まだ、バブル初期の昭和50年代後半であった。
神保町の古書店も、今以上に古書店数は多かったし、中古レコード店も多かった。
何か、自分の好みの音楽が無いか、色々と物色し始めたころで、あちこちの中古レコード店をふらりと覗いて歩くには良い環境であった。
中古レコード店、神保町「TONY」の前を通りかかったとき、聴きなれない女性ボーカルが聴こえてきた。
語りかけるような温かい声。英語の歌。バックも、シンプルなアレンジで、つい引き込まれた。
店員が、新入荷の中古LPの束を平積みにして、整理しながら店頭で流しているのだ。
そのジャケットは水彩画のようなイラストでくすんだ緑のバックに黒い鳥の絵であった。
気になって、翌日「TONY」を訪れると店の入り口近くの新入荷のコーナーに、そのLPは収められており、容易に見つけることができた。
帯には「遅くきた歌姫」という触れ込みの記された「メレディス・ダンブロッシオ(Meredith D'ambrosio)」という歌手で、アルバムタイトルは、「リトル・ジャズ・バード」。
見本盤のシールが貼られており、1200円位だったか。即購入。
ジャンルは、「ジャズ・ボーカル」。
ジャズは、インストというイメージしか無かったので、ジャズにボーカルというジャンルがあることをここで初めて知った。
それからは、ジャズ・ボーカルのレコード・ガイド本を買い求め、ジャズ・ボーカルというジャンルに足を踏み入れることとなった。
しかし、ガイドブックに名盤とか、必聴盤とか解説されたLPも、ほぼ、廃盤。もう中古を捜すしかない。ここから中古レコード屋めぐりが始まる。
中古レコード店の地図や得意ジャンル、営業時間、定休日等が記された「レコード・マップ」も購入した。
出かける用事がある時などは、その近くの中古レコード店をピックアップして、立ち寄るのを楽しみにしていた。
「レコードは、見つけた時に買え。」何かの本でこんな言葉があったがそのとおりだと思う。中古はもちろん新譜でもだ。
一旦、買わずに棚に戻したLPが数時間後に買われてしまうこともよくあるし、反面、買ったLPと同じタイトルが、次の店で安価で売られていることもよくあった。
統計によると昭和61年(1986年)には、CDの売り上げがLPを追い抜く。だんだんLPレコードも発売されなくなり、自分もLPよりCDを聴く比率が高くなる。

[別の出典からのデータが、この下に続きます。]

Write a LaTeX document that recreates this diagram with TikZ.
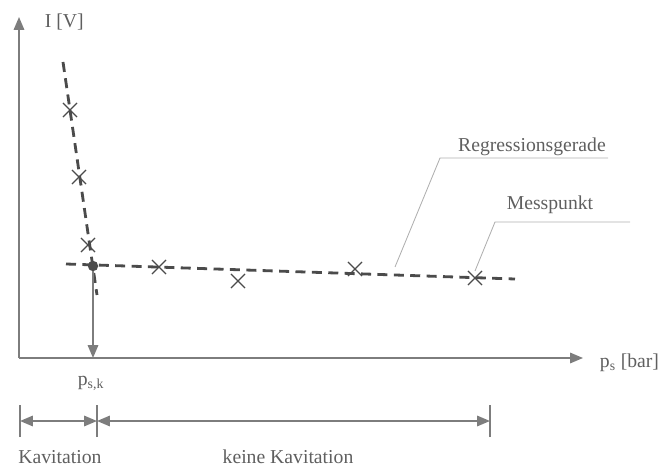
\documentclass[tikz,border=0pt]{standalone}
\usepackage{fontspec}
\setmainfont{Liberation Serif}
\usepackage{tikz}
\usetikzlibrary{arrows.meta,shapes.misc,calc}

\definecolor{achse}{RGB}{125,125,125}
\definecolor{messlinie}{RGB}{75,75,75}
\definecolor{schrift}{RGB}{95,95,95}
\definecolor{zeiger}{RGB}{175,175,175}

\begin{document}
\begin{tikzpicture}[x=0.25mm,y=0.25mm,
    font=\fontsize{14}{16}\selectfont,
    text=schrift,
    achsenlinie/.style={achse,line width=1.1pt,-{Triangle[length=3.2mm,width=2.6mm]}},
    gerade/.style={messlinie,line width=2pt,dash pattern=on 2.5mm off 1.6mm},
    kreuz/.style={cross out,draw=messlinie,line width=0.9pt,minimum size=3.2mm,inner sep=0pt},
    bemassung/.style={achse,line width=1.1pt,{Triangle[length=3.2mm,width=2.6mm]}-{Triangle[length=3.2mm,width=2.6mm]}},
    hinweis/.style={zeiger,line width=0.6pt}]
    \useasboundingbox (0,0) rectangle (664,466);

    % Achsen
    \coordinate (O) at (19,108);
    \coordinate (ytop) at (19,449);
    \coordinate (xend) at (583,108);
    \draw[achsenlinie] (O) -- (ytop);
    \draw[achsenlinie] (O) -- (xend);
    \node[anchor=west] (ylab) at (40,444) {I [V]};
    \node[anchor=west] (xlab) at (595,103) {p\textsubscript{s} [bar]};

    % Regressionsgeraden
    \coordinate (s1) at (63,404);
    \coordinate (s2) at (97,171);
    \coordinate (h1) at (66,202);
    \coordinate (h2) at (515,187);
    \draw[gerade] (s1) -- (s2);
    \draw[gerade] (h1) -- (h2);

    % Messpunkte
    \foreach \n/\px/\py in {1/70/356,2/79/289,3/88/221,4/159/199,5/238/185,6/355/197,7/475/188} {
        \node[kreuz] (m\n) at (\px,\py) {};
    }

    % Schnittpunkt und Lot auf die Achse
    \node[circle,fill=messlinie,inner sep=0pt,minimum size=2.6mm] (sp) at (93,200) {};
    \coordinate (psk) at (sp |- O);
    \draw[achsenlinie] (sp) -- (psk);
    \node (psklab) at (91,83) {p\textsubscript{s,k}};

    % Beschriftungen mit Hinweislinien
    \coordinate (rg) at (395,199);
    \node (reglab) at (532,319) {Regressionsgerade};
    \node (messlab) at (550,261) {Messpunkt};
    \draw[hinweis] (rg) -- (440,308) -- (608,308);
    \draw[hinweis] (m7.north) -- (495,244) -- (630,244);

    % Bereiche
    \foreach \n/\px in {a/20,b/97,c/490} {
        \draw[achse,line width=1.1pt] (\px,29) -- (\px,61);
        \coordinate (b\n) at (\px,45);
    }
    \draw[bemassung] (ba) -- (bb);
    \draw[bemassung] (bb) -- (bc);
    \node (kav) at (60,9) {Kavitation};
    \node (kkav) at (288,9) {keine Kavitation};
\end{tikzpicture}
\end{document}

LPで買ったタイトルも、気に入ったものはCDで買いなおすことも多々あった。
それでも、かつて高くて手が出せなかったLP、BOXセットなども、安価で出回ることもあり、少しずつではあるがLPは増えていった。
最近は、コロナ禍で多くの人の自由時間が増えたせいなのか、また、アナログ(LP)レコードが復権しているという。
アメリカでは、2021年にLPの売り上げが、CDの売り上げを上回ったという。
実際、最近、オークションサイトでのLPレコードも高くなっていると痛感する。
数年前の相場で千円もしなかった中古LPが、数千円で落札されるのもザラで、今更ながら、安いうちに買っておけばよかったなどと思っている始末。
しかし、昭和50年代後半から買い集めたLPが、ノスタルジーではなく、いまだに新鮮に楽しめるのだから、何とコスパの良い音楽ジャンルであろうか。